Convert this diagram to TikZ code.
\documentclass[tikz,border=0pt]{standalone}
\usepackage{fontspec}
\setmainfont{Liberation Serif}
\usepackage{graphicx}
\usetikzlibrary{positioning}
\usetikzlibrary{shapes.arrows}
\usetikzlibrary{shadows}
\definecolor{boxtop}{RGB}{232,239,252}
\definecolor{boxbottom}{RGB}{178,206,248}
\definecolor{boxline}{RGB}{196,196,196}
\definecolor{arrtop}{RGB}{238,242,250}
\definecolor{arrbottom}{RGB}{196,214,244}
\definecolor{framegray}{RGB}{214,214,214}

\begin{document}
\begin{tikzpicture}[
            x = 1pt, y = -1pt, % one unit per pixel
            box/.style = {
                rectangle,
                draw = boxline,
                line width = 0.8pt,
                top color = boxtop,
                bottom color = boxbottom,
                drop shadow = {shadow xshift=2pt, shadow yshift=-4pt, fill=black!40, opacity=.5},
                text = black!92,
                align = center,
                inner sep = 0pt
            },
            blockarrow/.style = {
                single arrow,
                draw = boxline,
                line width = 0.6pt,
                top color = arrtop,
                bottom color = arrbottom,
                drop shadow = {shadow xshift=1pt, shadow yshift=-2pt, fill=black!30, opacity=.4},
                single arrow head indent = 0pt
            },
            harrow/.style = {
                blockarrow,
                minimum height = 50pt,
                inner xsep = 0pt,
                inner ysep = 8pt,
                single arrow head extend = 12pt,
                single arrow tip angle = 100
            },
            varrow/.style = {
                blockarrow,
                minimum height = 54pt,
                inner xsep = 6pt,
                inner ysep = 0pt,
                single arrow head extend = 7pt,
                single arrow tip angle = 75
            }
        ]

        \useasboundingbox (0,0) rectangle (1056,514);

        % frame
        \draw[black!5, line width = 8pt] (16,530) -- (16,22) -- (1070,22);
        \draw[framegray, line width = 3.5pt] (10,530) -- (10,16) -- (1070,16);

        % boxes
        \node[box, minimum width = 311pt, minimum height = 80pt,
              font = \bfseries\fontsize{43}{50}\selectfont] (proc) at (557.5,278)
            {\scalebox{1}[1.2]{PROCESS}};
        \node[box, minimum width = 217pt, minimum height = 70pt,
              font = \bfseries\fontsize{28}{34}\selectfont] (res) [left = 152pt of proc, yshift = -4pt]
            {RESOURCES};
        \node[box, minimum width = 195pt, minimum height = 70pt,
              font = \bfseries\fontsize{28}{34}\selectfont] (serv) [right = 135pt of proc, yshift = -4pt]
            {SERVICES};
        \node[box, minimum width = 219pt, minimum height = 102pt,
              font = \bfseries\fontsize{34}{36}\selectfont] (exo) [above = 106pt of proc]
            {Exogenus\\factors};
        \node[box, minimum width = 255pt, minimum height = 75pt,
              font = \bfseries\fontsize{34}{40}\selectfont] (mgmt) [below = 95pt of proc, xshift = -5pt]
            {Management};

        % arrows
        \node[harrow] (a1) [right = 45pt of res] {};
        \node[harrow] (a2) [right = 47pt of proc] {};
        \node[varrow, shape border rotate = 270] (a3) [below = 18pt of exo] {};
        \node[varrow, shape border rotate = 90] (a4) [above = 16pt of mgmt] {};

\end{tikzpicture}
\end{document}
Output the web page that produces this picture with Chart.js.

Your instructions — Return the entries in full, keeping every line exactly as it is.

Reply —
Convert this diagram to TikZ code.
\documentclass[tikz,border=0pt]{standalone}
\usepackage{fontspec}
\setmainfont{Liberation Serif}
\usepackage{graphicx}
\usetikzlibrary{positioning}
\usetikzlibrary{shapes.arrows}
\usetikzlibrary{shadows}
\definecolor{boxtop}{RGB}{232,239,252}
\definecolor{boxbottom}{RGB}{178,206,248}
\definecolor{boxline}{RGB}{196,196,196}
\definecolor{arrtop}{RGB}{238,242,250}
\definecolor{arrbottom}{RGB}{196,214,244}
\definecolor{framegray}{RGB}{214,214,214}

\begin{document}
\begin{tikzpicture}[
            x = 1pt, y = -1pt, % one unit per pixel
            box/.style = {
                rectangle,
                draw = boxline,
                line width = 0.8pt,
                top color = boxtop,
                bottom color = boxbottom,
                drop shadow = {shadow xshift=2pt, shadow yshift=-4pt, fill=black!40, opacity=.5},
                text = black!92,
                align = center,
                inner sep = 0pt
            },
            blockarrow/.style = {
                single arrow,
                draw = boxline,
                line width = 0.6pt,
                top color = arrtop,
                bottom color = arrbottom,
                drop shadow = {shadow xshift=1pt, shadow yshift=-2pt, fill=black!30, opacity=.4},
                single arrow head indent = 0pt
            },
            harrow/.style = {
                blockarrow,
                minimum height = 50pt,
                inner xsep = 0pt,
                inner ysep = 8pt,
                single arrow head extend = 12pt,
                single arrow tip angle = 100
            },
            varrow/.style = {
                blockarrow,
                minimum height = 54pt,
                inner xsep = 6pt,
                inner ysep = 0pt,
                single arrow head extend = 7pt,
                single arrow tip angle = 75
            }
        ]

        \useasboundingbox (0,0) rectangle (1056,514);

        % frame
        \draw[black!5, line width = 8pt] (16,530) -- (16,22) -- (1070,22);
        \draw[framegray, line width = 3.5pt] (10,530) -- (10,16) -- (1070,16);

        % boxes
        \node[box, minimum width = 311pt, minimum height = 80pt,
              font = \bfseries\fontsize{43}{50}\selectfont] (proc) at (557.5,278)
            {\scalebox{1}[1.2]{PROCESS}};
        \node[box, minimum width = 217pt, minimum height = 70pt,
              font = \bfseries\fontsize{28}{34}\selectfont] (res) [left = 152pt of proc, yshift = -4pt]
            {RESOURCES};
        \node[box, minimum width = 195pt, minimum height = 70pt,
              font = \bfseries\fontsize{28}{34}\selectfont] (serv) [right = 135pt of proc, yshift = -4pt]
            {SERVICES};
        \node[box, minimum width = 219pt, minimum height = 102pt,
              font = \bfseries\fontsize{34}{36}\selectfont] (exo) [above = 106pt of proc]
            {Exogenus\\factors};
        \node[box, minimum width = 255pt, minimum height = 75pt,
              font = \bfseries\fontsize{34}{40}\selectfont] (mgmt) [below = 95pt of proc, xshift = -5pt]
            {Management};

        % arrows
        \node[harrow] (a1) [right = 45pt of res] {};
        \node[harrow] (a2) [right = 47pt of proc] {};
        \node[varrow, shape border rotate = 270] (a3) [below = 18pt of exo] {};
        \node[varrow, shape border rotate = 90] (a4) [above = 16pt of mgmt] {};

\end{tikzpicture}
\end{document}
Output the web page that produces this picture with Chart.js.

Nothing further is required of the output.